REPUBLIKA.CO.ID, HONGKONG -- Unjuk rasa anti-pemerintah yang melumpuhkan kota Hong Kong sudah memasuki hari kelima. Demonstrasi tersebut memaksa sekolah-sekolah ditutup dan beberapa jalan utama ditutup. Mahasiswa membarikade kampus-kampus dan pihak berwenang kesulitan menenangkan situasi.
Di tengah perang dagang antara Amerika Serikat dan Cina situasi tersebut memicu resensi ekonomi di Hong Kong. Dari data pemerintah Hong Kong pada bulan Juli sampai Septemper perekonomian kota itu menyusut 3,2 persen dari kuartal sebelumnya. Produk Domestik Bruto (GDP) juga menyusut dua kali berturut-turut yang menunjukkan tanda-tanda resesi.
Para pakar memperingatkan dengan tidak adanya tanda-tanda unjuk rasa akan berakhir, perekonomian dan perdagangan kota itu berpotensi menghadapi penurunan yang lebih dalam dan panjang dibandingkan krisis keuangan global pada 2008 dan epidemi SARS 2003. Satu tahun sebelumnya perekonomian berkontraksi sebesar 2,9 persen sesuai dengan pembacaan sebelumnya menjadi pembacaan paling lemah sejak krisis global.
"Permintaan domestik memburuk secara signifikan di kuartal ketiga, karena insiden-insiden sosial mengambil korban besar dalam aktivitas yang berhubungan dengan konsumsi dan menurunnya prospek ekonomi yang membebani sentimen konsumsi dan sentimen investasi," kata pemerintah dalam pernyataannya, Jumat (15/11).

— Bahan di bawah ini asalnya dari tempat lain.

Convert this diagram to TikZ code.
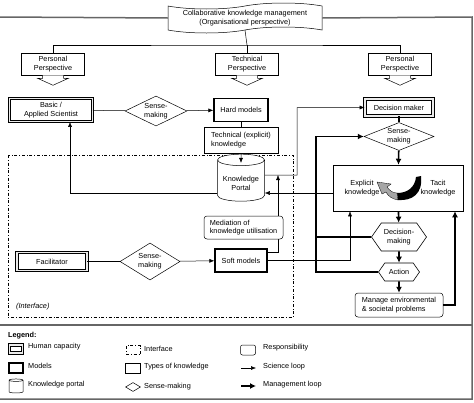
\documentclass[tikz,border=0pt]{standalone}
\usepackage{fontspec}
\setmainfont{Liberation Sans}
\usepackage{tikz}
\usetikzlibrary{positioning}
\usetikzlibrary{arrows.meta}
\usetikzlibrary{shapes.geometric,shapes.symbols}

% block arrow under a perspective box
\newcommand{\persparrow}[1]{%
	\draw[line width=0.5pt, fill=white] ([shift={(-10.5,0)}]#1.south) -- ([shift={(-10.5,3)}]#1.south)
		-- ([shift={(-15.5,3)}]#1.south) -- ([shift={(0,10)}]#1.south) -- ([shift={(15.5,3)}]#1.south)
		-- ([shift={(10.5,3)}]#1.south) -- ([shift={(10.5,0)}]#1.south);}

\begin{document}
\begin{tikzpicture}[
		x=1pt, y=-1pt,
		every node/.style = {
			align=center,
			inner sep=1pt,
			font=\fontsize{7.3}{8.6}\selectfont
		},
		human/.style={draw, line width=0.8pt, double=black!8, double distance=1.6pt, fill=white},
		model/.style={draw, line width=1.3pt, fill=white},
		ktype/.style={draw, line width=0.5pt, fill=white},
		resp/.style={draw, line width=0.5pt, rounded corners=3pt, fill=white},
		sense/.style={diamond, draw, line width=0.5pt, aspect=2, inner sep=0pt, fill=white},
		portal/.style={cylinder, shape border rotate=90, draw, line width=0.5pt, aspect=0.3, fill=white},
		hexa/.style={signal, signal to=west and east, signal pointer angle=110, draw, line width=0.6pt, fill=white},
		persp/.style={draw, line width=0.5pt, fill=white, minimum width=63pt, minimum height=22pt},
		banner/.style={tape, draw, line width=0.5pt, fill=white, tape bend height=6pt,
			minimum width=154pt, minimum height=30pt},
		outerframe/.style={draw=black!60, line width=1.5pt},
		thinline/.style={line width=0.5pt},
		sciarrow/.style={line width=0.5pt, -{Latex[length=5pt, width=4pt]}},
		mgmtline/.style={line width=1.6pt},
		mgmtarrow/.style={line width=1.6pt, -{Latex[length=6pt, width=6pt]}}
		]
		\useasboundingbox (0,0) rectangle (474,402);
		% frame round the whole figure
		\node[banner] (banner) at (245,18) {Collaborative knowledge management \\ (Organisational perspective)};
		\draw[outerframe] (0,17) -- (banner.west);
		\draw[outerframe] (banner.east) -- (472,17) -- (472,399) -- (0,399);
		\draw[outerframe] (0,325) -- (472,325);
		% perspectives
		\node[persp] (perspL) at (53,64) {Personal \\ Perspective};
		\node[persp] (perspT) at (247,64) {Technical \\ Perspective};
		\node[persp] (perspR) at (400,64) {Personal \\ Perspective};
		\persparrow{perspL}
		\persparrow{perspT}
		\persparrow{perspR}
		\coordinate (bus) at (247,45);
		\draw[thinline] (banner.south) -- (bus);
		\draw[thinline] (perspL.north) |- (bus) -| (perspR.north);
		\draw[thinline] (bus) -- (perspT.north);
		% interface
		\draw[thinline, dash dot] (8,155) rectangle (293,317);
		\node[anchor=west] (iface) at (15,307) {\textit{(Interface)}};
		% science side
		\node[human, minimum width=83pt, minimum height=23pt] (sci) at (51,110) {Basic / \\ Applied Scientist};
		\node[sense, minimum width=62pt, minimum height=30pt] (sm1) at (156,111) {Sense- \\ making};
		\node[model, minimum width=54pt, minimum height=23pt] (hard) at (241,110) {Hard models};
		\node[ktype, align=left, minimum width=74pt, minimum height=26pt] (tech) at (241,140) {Technical (explicit) \\ knowledge};
		\node[portal, minimum width=47pt, minimum height=47pt] (kport) at (241,181.5) {\\ Knowledge \\ Portal};
		\node[human, minimum width=70pt, minimum height=18pt] (fac) at (52,261.5) {Facilitator};
		\node[sense, minimum width=60pt, minimum height=37pt] (sm2) at (150,261.5) {Sense- \\ making};
		\node[model, minimum width=52pt, minimum height=23pt] (soft) at (241,260.5) {Soft models};
		% management side
		\node[human, minimum width=68pt, minimum height=17pt] (dm) at (399,107.5) {Decision maker};
		\node[sense, minimum width=70pt, minimum height=28pt] (sm3) at (399,136.5) {Sense- \\ making};
		\node[ktype, minimum width=130pt, minimum height=46pt] (kbox) at (398,188) {};
		\node (expl) at (362,188) {Explicit \\ knowledge};
		\node (tacit) at (438,188) {Tacit \\ knowledge};
		\node[hexa, minimum width=55pt, minimum height=28pt] (dec) at (399,237) {Decision- \\ making};
		\node[hexa, minimum width=41pt, minimum height=18pt] (act) at (399,272) {Action};
		\node[resp, align=left, minimum width=88pt, minimum height=24pt] (manage) at (399,305) {Manage environmental \\ \& societal problems};
		% swoosh between the two kinds of knowledge
		\fill[black] (421,176) .. controls (423,194) and (412,201) .. (398,200) -- (397,193)
			.. controls (408,193) and (415,187) .. (416,177) -- cycle;
		\filldraw[fill=black!35, draw=black, line width=0.3pt] (398,200) .. controls (392,199) and (388,196) .. (386,192)
			-- (382,194) -- (377,182) -- (391,184) -- (387,187) .. controls (390,191) and (393,193) .. (397,193) -- cycle;
		% science loop
		\draw[thinline] (sci) -- (sm1);
		\draw[sciarrow] (sm1) -- (hard);
		\draw[thinline] (hard) -- (tech);
		\draw[sciarrow] (tech) -- ([yshift=-9pt]kport.north);
		\draw[sciarrow] ([yshift=-12pt]kport.west) -| ([xshift=19pt]sci.south);
		\coordinate (jn) at (297,175);
		\draw[sciarrow] ([yshift=6.5pt]kport.east) -- (jn) |- (dm.west);
		\draw[sciarrow] ([yshift=-5pt]kbox.west) -- ([yshift=-5pt]kbox.west -| kport.east);
		\draw[thinline] (fac) -- (sm2);
		\draw[sciarrow] (sm2) -- (soft);
		\draw[sciarrow] ([yshift=8pt]soft.east) -| ([xshift=-19pt]jn);
		\draw[sciarrow] (soft.east) -| ([xshift=-48pt]kbox.south);
		\node[resp, align=left, minimum width=79pt, minimum height=23pt] (medi) at (243.5,227.5) {Mediation of \\ knowledge utilisation};
		% management loop
		\coordinate (loop) at (316,0);
		\draw[mgmtline] (dm) -- (sm3);
		\draw[mgmtarrow] (sm3) -- (kbox);
		\draw[mgmtarrow] (kbox) -- (dec);
		\draw[mgmtarrow] (dec) -- (act);
		\draw[mgmtarrow] (act) -- (manage);
		\draw[mgmtarrow] (manage.east) -| ([xshift=57pt]kbox.south);
		\draw[mgmtarrow] (act.west) -| (loop |- sm3.west) -- (sm3.west);
		\draw[mgmtline] (dec.west) -- (dec.west -| loop);
		% legend
		\node[anchor=west, font=\fontsize{7.3}{8.6}\selectfont\bfseries] (leg) at (7,336) {Legend:};
		\node[human, minimum width=13pt, minimum height=8pt] (lgHuman) at (16,349) {};
		\node[model, minimum width=14pt, minimum height=10pt] (lgModel) at (16,368) {};
		\node[portal, minimum width=14pt, minimum height=14pt, aspect=1.2] (lgPortal) at (16,387) {};
		\node[anchor=west] at (27,347) {Human capacity};
		\node[anchor=west] at (27,366) {Models};
		\node[anchor=west] at (27,385) {Knowledge portal};
		\node[draw, line width=0.5pt, dash dot, minimum width=14pt, minimum height=9pt] (lgIface) at (133,350) {};
		\node[ktype, minimum width=15pt, minimum height=10pt] (lgType) at (133,368) {};
		\node[sense, minimum width=15pt, minimum height=9pt] (lgSense) at (133,387) {};
		\node[anchor=west] at (143,349) {Interface};
		\node[anchor=west] at (143,367) {Types of knowledge};
		\node[anchor=west] at (143,387) {Sense-making};
		\node[resp, rounded corners=2pt, minimum width=15pt, minimum height=10pt] (lgResp) at (248,350) {};
		\coordinate (lgSciA) at (241,368);
		\coordinate (lgSciB) at (256,368);
		\coordinate (lgMgA) at (241,386);
		\coordinate (lgMgB) at (256,386);
		\draw[sciarrow] (lgSciA) -- (lgSciB);
		\draw[mgmtarrow] (lgMgA) -- (lgMgB);
		\node[anchor=west] at (262,348) {Responsibility};
		\node[anchor=west] at (262,367) {Science loop};
		\node[anchor=west] at (262,385) {Management loop};
	\end{tikzpicture}
\end{document}
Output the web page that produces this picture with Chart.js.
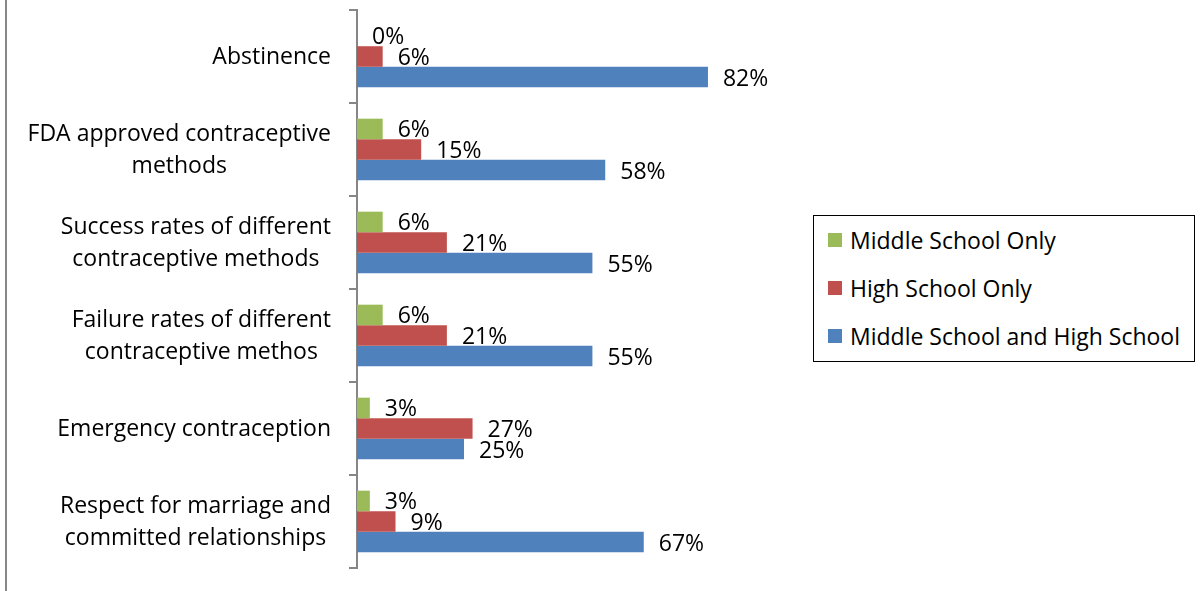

Demonstrasi pro-demokrasi Hong Kong
Pusat keuangan dan perdagangan Asia itu sudah tertekan oleh perang dagang AS dan Cina yang tak kunjung selesai. Unjuk rasa yang kerap berakhir dengan kekerasan telah membuat perekonomian mereka semakin memburuk.
"Kami berasumsi unjuk rasa yang disertai kekerasan akan terus terjadi sepanjang 2020 kecuali pemerintah Hong Kong melakukan sesuatu yang benar-benar istimewa (dalam mengakhiri konflik) yang mana tampaknya akan dihindari," kata ekonomi Iris Pang.
Pang sudah memprediksi perekonomian Hong Kong turun 2,2 persen pada 2019 dan 5,3 persen pada 2020. Pengunjuk rasa kerap mengganggu transportasi dan bentrok dengan polisi. Pihak keamanan Hong Kong sering menanggapi unjuk rasa dengan gas air mata.
Gejolak tersebut juga menjadi tantangan terberat bagi Presiden Cina Xi Jinping sejak ia mulai berkuasa pada 2012. Tapi, Kepala Dewan Alibaba Daniel Zhang mengatakan Hong Kong memiliki masa depan yang 'cerah'. Perusahaan e-commerce itu mulai mendaftarkan saham kedua di bursa efek kota itu.
Sementara itu, Komisi Peninjauan Ekonomi AS-Cina mengatakan Kongres AS harus memberlakukan undang-undang yang menangguhkan status Hong Kong sebagai wilayah ekonomi khusus. Hal itu jika Cina mengerahkan pasukan untuk mengatasi kerusuhan di daerah otonomi khusus itu.